ATTENTION : Film revu depuis et fortement apprécié, donc critique obsolète. Mais qui témoigne d'un récent été d'esprit.
Julian, qui a fui la justice américaine, dirige un club de boxe thaï vec son frère Billy à Bangkok. Quand ce dernier massacre une prostituée et qu'il est à son tour tué par un curieux policier, la mère des deux frères se rend sur place pour ordonner réparation à son fils cadet...
Le suspense n'a pas lieu de durer. Le nouveau film de Nicolas Winding Refn, son fameux western thaïlandais, est sans doute son moins bon travail. Pourtant, jamais "Only God Forgives" ne paraît vraiment raté. On sent la maîtrise du cinéaste dans sa composition des cadres. Sa palette de couleurs, ses plans fixes. Tout est aussi beau que dans "Drive". Mais sur la même durée, 1h30, "Only God Forgives" ne tient jamais la route. C'est qu'ici, tous les gimmicks de mise en scène et d'interprétation des 20 premières minutes, à savoir la lenteur des plans, le découpage du montage, les postures des acteurs, sont repris à chaque travelling, chaque séquence. Refn rend, volontairement sans doute, chaque scène interminable. Saupoudre tout le film de son style, magnifique car rendant chaque cadre harmonieux, qui cette fois, ne sert plus le récit. La caméra longe les couloirs et les décors avec une symétrie qui, en l'espace de 1h30 donc, devient un tic qui semble obséder le cinéaste.
Un tic qui finit à la longue par agacer. La virtuosité visuelle de Refn qui accompagnait avec maestria le récit de "Drive" ne se dévoile dans "Only God Forgives" que le temps de deux scènes uniquement, à savoir une superbe scène de combat à mains nues et une confidence émouvante entre la mère et son fils. Mais l'histoire, sorte de tragédie grecque du côté oriental du globe, ne justifie pas une mise en scène si stricte. Car si le cinéaste fait preuve de rigueur dans son art de l'image, toute la dimension des personnages est balayée. Expédiée, envolée. Pendant toute la vision de l'oeuvre, on pense, on éspère même que le film va se rattraper, offrir de vrais protagonistes, se réveiller de la paresse de ses interprètes.

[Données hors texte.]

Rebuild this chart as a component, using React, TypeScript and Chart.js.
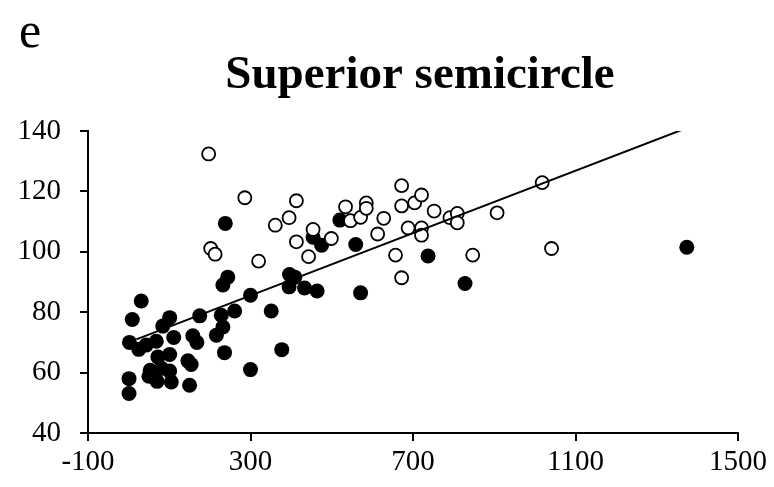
import React, { useEffect, useRef } from "react";
import { Chart, registerables } from "chart.js";

Chart.register(...registerables);

// Filled circles (x, y)
const filledX = [1, 1, 2, 9, 31, 25, 43, 68, 84, 101, 111, 72, 101, 53, 50, 70, 81, 101, 105, 146, 154, 150, 158, 168, 175, 216, 232, 228, 236, 261, 232, 244, 300, 351, 300, 377, 396, 409, 395, 433, 464, 238, 454, 475, 520, 559, 571, 737, 828, 1374];
const filledY = [53.1, 58.0, 70.0, 77.6, 83.7, 67.7, 69.1, 70.4, 75.4, 78.2, 71.6, 65.2, 66.0, 60.8, 58.8, 57.1, 61.4, 60.5, 56.9, 63.9, 62.7, 55.8, 72.2, 70.0, 78.8, 72.4, 75.1, 79.0, 66.6, 80.4, 89.0, 91.6, 85.6, 80.4, 61.0, 67.6, 92.5, 91.6, 88.4, 88.0, 87.0, 109.4, 104.8, 102.2, 110.5, 102.4, 86.4, 98.6, 89.5, 101.5];

// Open circles (x, y)
const openX = [197, 286, 202, 213, 320, 361, 395, 413, 413, 443, 454, 499, 534, 546, 571, 585, 585, 628, 613, 672, 672, 704, 721, 752, 688, 721, 721, 657, 672, 791, 809, 809, 907, 1018, 847, 1041];
const openY = [132.4, 117.9, 101.1, 99.2, 96.9, 108.8, 111.3, 116.9, 103.3, 98.4, 107.4, 104.4, 114.9, 110.3, 111.4, 116.2, 114.4, 111.1, 105.9, 121.9, 115.2, 116.2, 118.8, 113.5, 107.9, 107.9, 105.5, 98.9, 91.4, 111.3, 112.7, 109.6, 112.9, 122.9, 98.9, 101.1];

// Trend line end points
const lineX = [19, 1374];
const lineY = [71.0, 141.0];

// Axis ticks
const xTicks = [-100, 300, 700, 1100, 1500];
const yTicks = [40, 60, 80, 100, 120, 140];

const titleText = "Superior semicircle";
const panelLabel = "e";

const FONT = '"Liberation Serif", "Times New Roman", serif';

export default function App() {
  const ref = useRef<HTMLCanvasElement | null>(null);

  useEffect(() => {
    if (!ref.current) return;
    const textPlugin = {
      id: "textPlugin",
      afterDraw(chart: any) {
        const ctx = chart.ctx;
        ctx.save();
        ctx.fillStyle = "#000";
        ctx.textBaseline = "alphabetic";
        ctx.textAlign = "center";
        ctx.font = `bold 47px ${FONT}`;
        ctx.fillText(titleText, 420, 88);
        ctx.textAlign = "left";
        ctx.font = `50px ${FONT}`;
        ctx.fillText(panelLabel, 19, 47);
        ctx.restore();
      },
    };

    const chart = new Chart(ref.current, {
      type: "scatter",
      data: {
        datasets: [
          {
            type: "line",
            data: lineX.map((x, i) => ({ x, y: lineY[i] })),
            borderColor: "#000",
            borderWidth: 2,
            pointRadius: 0,
            fill: false,
            showLine: true,
          } as any,
          {
            data: openX.map((x, i) => ({ x, y: openY[i] })),
            backgroundColor: "#fff",
            borderColor: "#000",
            borderWidth: 1.8,
            pointRadius: 6.5,
            pointHoverRadius: 6.5,
          },
          {
            data: filledX.map((x, i) => ({ x, y: filledY[i] })),
            backgroundColor: "#000",
            borderColor: "#000",
            borderWidth: 0,
            pointRadius: 7.5,
            pointHoverRadius: 7.5,
          },
        ],
      },
      options: {
        responsive: false,
        animation: false,
        events: [],
        layout: { padding: { top: 131, right: 36, left: 0, bottom: 0 } },
        plugins: {
          legend: { display: false },
          title: { display: false },
          tooltip: { enabled: false },
        },
        scales: {
          x: {
            type: "linear",
            min: -100,
            max: 1500,
            afterBuildTicks: (scale: any) => {
              scale.ticks = xTicks.map((v) => ({ value: v }));
            },
            afterFit: (scale: any) => {
              scale.height = 54;
            },
            grid: {
              display: true,
              drawOnChartArea: false,
              drawTicks: true,
              tickLength: 8,
              color: "#000",
              lineWidth: 2,
            },
            border: { display: true, color: "#000", width: 2 },
            ticks: {
              color: "#000",
              padding: 4,
              maxRotation: 0,
              font: { family: FONT, size: 29 },
              callback: (v: any) => String(v),
            },
          },
          y: {
            type: "linear",
            min: 40,
            max: 140,
            afterBuildTicks: (scale: any) => {
              scale.ticks = yTicks.map((v) => ({ value: v }));
            },
            afterFit: (scale: any) => {
              scale.width = 88;
            },
            grid: {
              display: true,
              drawOnChartArea: false,
              drawTicks: true,
              tickLength: 8,
              color: "#000",
              lineWidth: 2,
            },
            border: { display: true, color: "#000", width: 2 },
            ticks: {
              color: "#000",
              padding: 19,
              font: { family: FONT, size: 29 },
              callback: (v: any) => String(v),
            },
          },
        },
      },
      plugins: [textPlugin],
    });
    return () => chart.destroy();
  }, []);

  return (
    <div style={{ position: "fixed", left: 0, top: 0, width: 774, height: 487, background: "#fff" }}>
      <canvas ref={ref} width={774} height={487} style={{ width: 774, height: 487, display: "block" }} />
    </div>
  );
}
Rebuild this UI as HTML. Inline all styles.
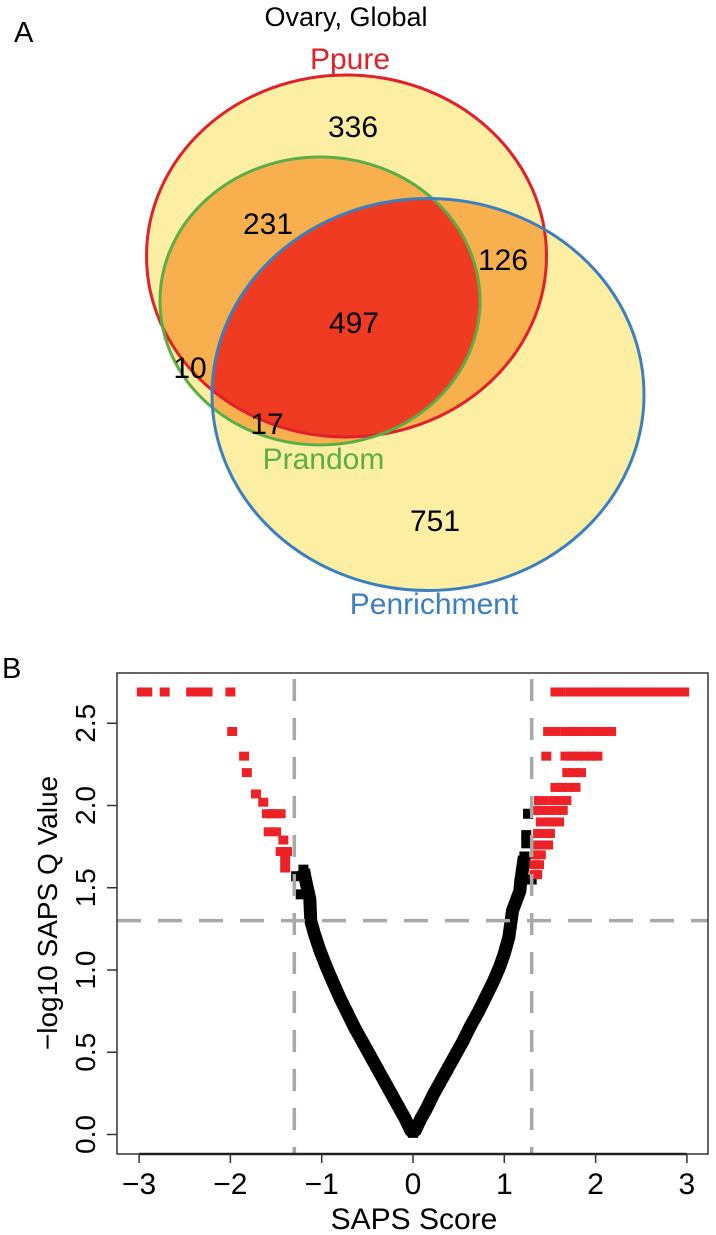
<!DOCTYPE html>
<html>
<head>
<meta charset="utf-8">
<style>
  html,body{margin:0;padding:0;background:#fff;}
  svg{display:block;}
  text{font-family:"Liberation Sans",Arial,sans-serif;}
</style>
</head>
<body>
<svg id="fig" width="716" height="1235" viewBox="0 0 716 1235" xmlns="http://www.w3.org/2000/svg">
  <defs>
    <clipPath id="clipRed"><ellipse cx="346.5" cy="256" rx="200" ry="181"/></clipPath>
    <clipPath id="clipGreen"><ellipse cx="320" cy="301" rx="160" ry="144"/></clipPath>
    <clipPath id="clipBlue"><ellipse cx="428" cy="394.5" rx="216" ry="196"/></clipPath>
    <clipPath id="plotClip"><rect x="117" y="673" width="591" height="481"/></clipPath>
  </defs>

  <!-- Panel A: Venn -->
  <g>
    <text x="14" y="42" font-size="29">A</text>
    <text x="346" y="26" font-size="27" text-anchor="middle">Ovary, Global</text>

    <ellipse cx="346.5" cy="256" rx="200" ry="181" fill="#FCEFA3"/>
    <ellipse cx="428" cy="394.5" rx="216" ry="196" fill="#FCEFA3"/>
    <ellipse cx="320" cy="301" rx="160" ry="144" fill="#FCEFA3"/>
    <ellipse cx="320" cy="301" rx="160" ry="144" fill="#F8B04E" clip-path="url(#clipRed)"/>
    <ellipse cx="320" cy="301" rx="160" ry="144" fill="#F8B04E" clip-path="url(#clipBlue)"/>
    <ellipse cx="346.5" cy="256" rx="200" ry="181" fill="#F8B04E" clip-path="url(#clipBlue)"/>
    <g clip-path="url(#clipRed)">
      <ellipse cx="320" cy="301" rx="160" ry="144" fill="#EE3B22" clip-path="url(#clipBlue)"/>
    </g>

    <ellipse cx="346.5" cy="256" rx="200" ry="181" fill="none" stroke="#E0202B" stroke-width="3"/>
    <ellipse cx="320" cy="301" rx="160" ry="144" fill="none" stroke="#5BAD45" stroke-width="3"/>
    <ellipse cx="428" cy="394.5" rx="216" ry="196" fill="none" stroke="#3C7FBE" stroke-width="3"/>

    <text x="350" y="69" font-size="30" text-anchor="middle" fill="#E0202B">Ppure</text>
    <text x="323.5" y="469" font-size="30" text-anchor="middle" fill="#5BAD45">Prandom</text>
    <text x="434" y="614" font-size="30" text-anchor="middle" fill="#3C7FBE">Penrichment</text>

    <g font-size="30" text-anchor="middle" fill="#000">
      <text x="353" y="137">336</text>
      <text x="268" y="234">231</text>
      <text x="503" y="270">126</text>
      <text x="354" y="333">497</text>
      <text x="190" y="378">10</text>
      <text x="267" y="434">17</text>
      <text x="435" y="531">751</text>
    </g>
  </g>

  <!-- Panel B: volcano -->
  <g>
    <text x="2" y="678" font-size="29">B</text>
    <g id="marks" clip-path="url(#plotClip)"></g>
    <g id="refs"></g>
    <rect x="117" y="673" width="591" height="481" fill="none" stroke="#333" stroke-width="1.5"/>
    <g id="xaxis"></g>
    <g id="yaxis"></g>
    <text x="414" y="1229" font-size="30" text-anchor="middle">SAPS Score</text>
    <text transform="translate(57,913) rotate(-90)" font-size="28" text-anchor="middle">−log10 SAPS Q Value</text>
  </g>
</svg>
<script>
// ---- data ----
const xTicks = [-3, -2, -1, 0, 1, 2, 3];
const xTickLabels = ["−3", "−2", "−1", "0", "1", "2", "3"];
const yTicks = [0, 0.5, 1, 1.5, 2, 2.5];
const yTickLabels = ["0.0", "0.5", "1.0", "1.5", "2.0", "2.5"];
const scoreCutoffs = [-1.3, 1.3];
const qCutoff = 1.3;

const blackX = [-1.28,-1.23,-1.2,-1.17,-1.13,-1.12,-1.08,-1.02,-0.95,-0.88,-0.8,-0.72,-0.64,-0.55,-0.46,-0.38,-0.3,-0.22,-0.15,-0.08,-0.03,0,
                0.03,0.08,0.15,0.22,0.3,0.38,0.46,0.55,0.63,0.72,0.8,0.88,0.95,1.0,1.05,1.09,1.13,1.17,1.18,1.22,1.24,1.24,1.26,1.3];
const blackY = [1.57,1.46,1.61,1.53,1.43,1.3,1.22,1.12,1.02,0.93,0.83,0.74,0.65,0.56,0.47,0.39,0.31,0.23,0.16,0.09,0.03,0.01,
                0.03,0.09,0.16,0.24,0.32,0.4,0.48,0.57,0.66,0.75,0.84,0.93,1.02,1.1,1.2,1.36,1.42,1.48,1.54,1.69,1.77,1.82,1.95,1.55];

const redX = [-2.97,-2.91,-2.72,-2.43,-2.37,-2.3,-2.25,-2.0,-1.98,-1.85,-1.82,-1.72,-1.64,-1.6,-1.55,-1.5,-1.45,-1.58,-1.5,-1.42,-1.45,-1.38,-1.4,-1.4,
  1.56,1.62,1.73,1.8,1.87,1.94,2.0,2.07,2.14,2.2,2.27,2.34,2.41,2.48,2.55,2.62,2.69,2.76,2.83,2.9,2.97,
  1.48,1.56,1.67,1.74,1.81,1.88,1.95,2.02,2.1,2.17,
  1.46,1.67,1.74,1.81,1.88,1.95,2.02,
  1.69,1.76,1.84,
  1.56,1.63,1.7,1.78,
  1.38,1.43,1.54,1.61,1.68,
  1.35,1.42,1.5,1.57,1.64,1.4,1.47,1.54,1.6,1.37,1.44,1.5,1.36,1.42,1.48,1.34,1.4,1.33,1.38,1.33,1.36];
const redY = [2.69,2.69,2.69,2.69,2.69,2.69,2.69,2.69,2.45,2.3,2.2,2.07,2.02,1.95,1.95,1.95,1.95,1.84,1.84,1.79,1.72,1.72,1.67,1.62,
  2.69,2.69,2.69,2.69,2.69,2.69,2.69,2.69,2.69,2.69,2.69,2.69,2.69,2.69,2.69,2.69,2.69,2.69,2.69,2.69,2.69,
  2.45,2.45,2.45,2.45,2.45,2.45,2.45,2.45,2.45,2.45,
  2.3,2.3,2.3,2.3,2.3,2.3,2.3,
  2.2,2.2,2.2,
  2.11,2.11,2.11,2.11,
  2.03,2.03,2.03,2.03,2.03,
  1.97,1.97,1.97,1.97,1.97,1.9,1.9,1.9,1.9,1.83,1.83,1.83,1.76,1.76,1.76,1.7,1.7,1.64,1.64,1.58,1.58];

const X0 = 413, XU = 91.3;
const Y0 = 1134.5, YU = 164.5;
function sx(v){ return X0 + v*XU; }
function sy(v){ return Y0 - v*YU; }
const NS = "http://www.w3.org/2000/svg";
function mk(tag, attrs, parent){
  const el = document.createElementNS(NS, tag);
  for (const k in attrs) el.setAttribute(k, attrs[k]);
  parent.appendChild(el);
  return el;
}
const marks = document.getElementById('marks');
const refs = document.getElementById('refs');
const xaxis = document.getElementById('xaxis');
const yaxis = document.getElementById('yaxis');

let pts = [];
for (let i = 0; i < 22; i++) pts.push(sx(blackX[i]) + ',' + sy(blackY[i]));
const leftLine = mk('polyline', {points: pts.slice(2).join(' '), fill:'none', stroke:'#000', 'stroke-width':13, 'stroke-linejoin':'round'}, marks);


pts = [];
for (let i = 21; i < 42; i++) pts.push(sx(blackX[i]) + ',' + sy(blackY[i]));
const rightLine = mk('polyline', {points: pts.join(' '), fill:'none', stroke:'#000', 'stroke-width':13, 'stroke-linejoin':'round'}, marks);


for (let i = 0; i < blackX.length; i++) {
  const r = mk('rect', {x: sx(blackX[i]) - 5, y: sy(blackY[i]) - 5, width: 10, height: 10, fill:'#000'}, marks);
  
  
}
for (let i = 0; i < redX.length; i++) {
  const r = mk('rect', {x: sx(redX[i]) - 5, y: sy(redY[i]) - 4.5, width: 10, height: 9, fill:'#EC2227'}, marks);
  
  
}

scoreCutoffs.forEach(c => {
  const l = mk('line', {x1: sx(c), x2: sx(c), y1: 679, y2: 1154, stroke:'#A8A8A8', 'stroke-width':3.5, 'stroke-dasharray':'22 17'}, refs);
  
  
});
const hl = mk('line', {x1: 117, x2: 708, y1: sy(qCutoff), y2: sy(qCutoff), stroke:'#A8A8A8', 'stroke-width':3.5, 'stroke-dasharray':'24 17'}, refs);



const xl = mk('line', {x1: sx(xTicks[0]), x2: sx(xTicks[xTicks.length-1]), y1: 1154, y2: 1154, stroke:'#222', 'stroke-width':2.5}, xaxis);


xTicks.forEach((t, i) => {
  const tk = mk('line', {x1: sx(t), x2: sx(t), y1: 1154, y2: 1163, stroke:'#333', 'stroke-width':1.5}, xaxis);
  
  
  const tx = mk('text', {x: sx(t), y: 1194, 'font-size': 30, 'text-anchor':'middle'}, xaxis);
  tx.textContent = xTickLabels[i];
  
  
});
yTicks.forEach((t, i) => {
  const tk = mk('line', {x1: 107, x2: 117, y1: sy(t), y2: sy(t), stroke:'#333', 'stroke-width':1.5}, yaxis);
  
  
  const tx = mk('text', {x: 0, y: 0, 'font-size': 28, 'text-anchor':'middle', transform: 'translate(95,' + sy(t) + ') rotate(-90)'}, yaxis);
  tx.textContent = yTickLabels[i];
  
  
});
</script>
</body>
</html>
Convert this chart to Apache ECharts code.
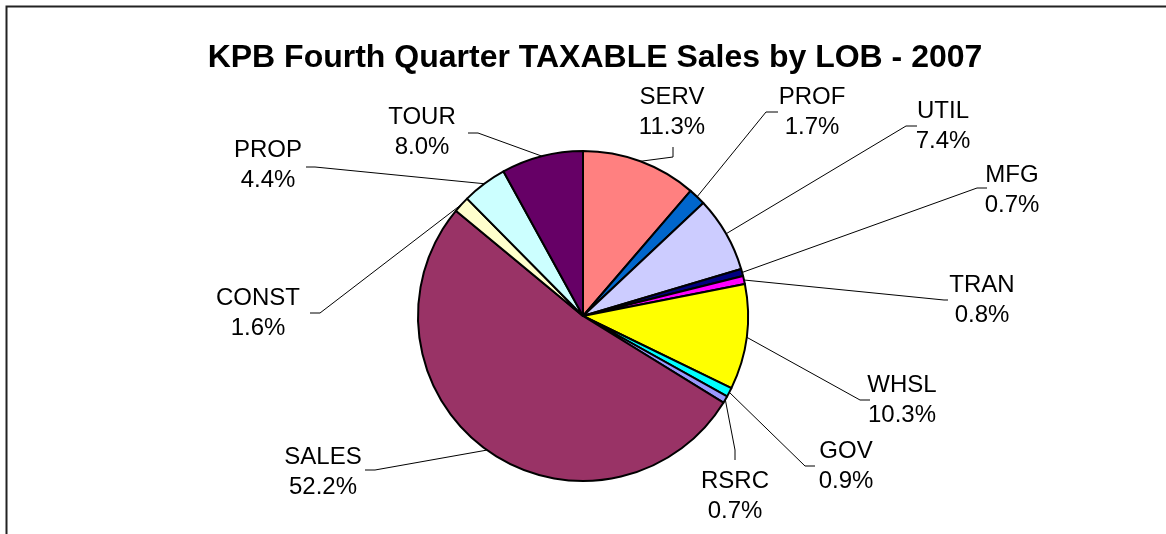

Mais "Only God Forgives", à l'image de sa beauté formelle, reste constant dans son intention de ne raconter une histoire que par le biais de morts vivants se baladant le long des rues ou des couloirs d'un établissement sombre et glauque, où l'on est jamais vraiment sûr de savoir où l'on est tant la gestion des repaires semble foireuse.
"Only God Forgives" est une étonnante déception. Un beau film vain. Une séduisante oeuvre creuse. Une splendide expérience vide. Nicolas Winding Refn atteint ici une apogée stylistique, un aboutissement esthétique, maîtrisé jusqu'à l'os. Impressionnant tant il semble en dehors de tout. Il livre un film sans demi mesure. Unique. Presque autiste. À prendre ou à laisser.
Aussi chiant que fascinant. Tout simplement.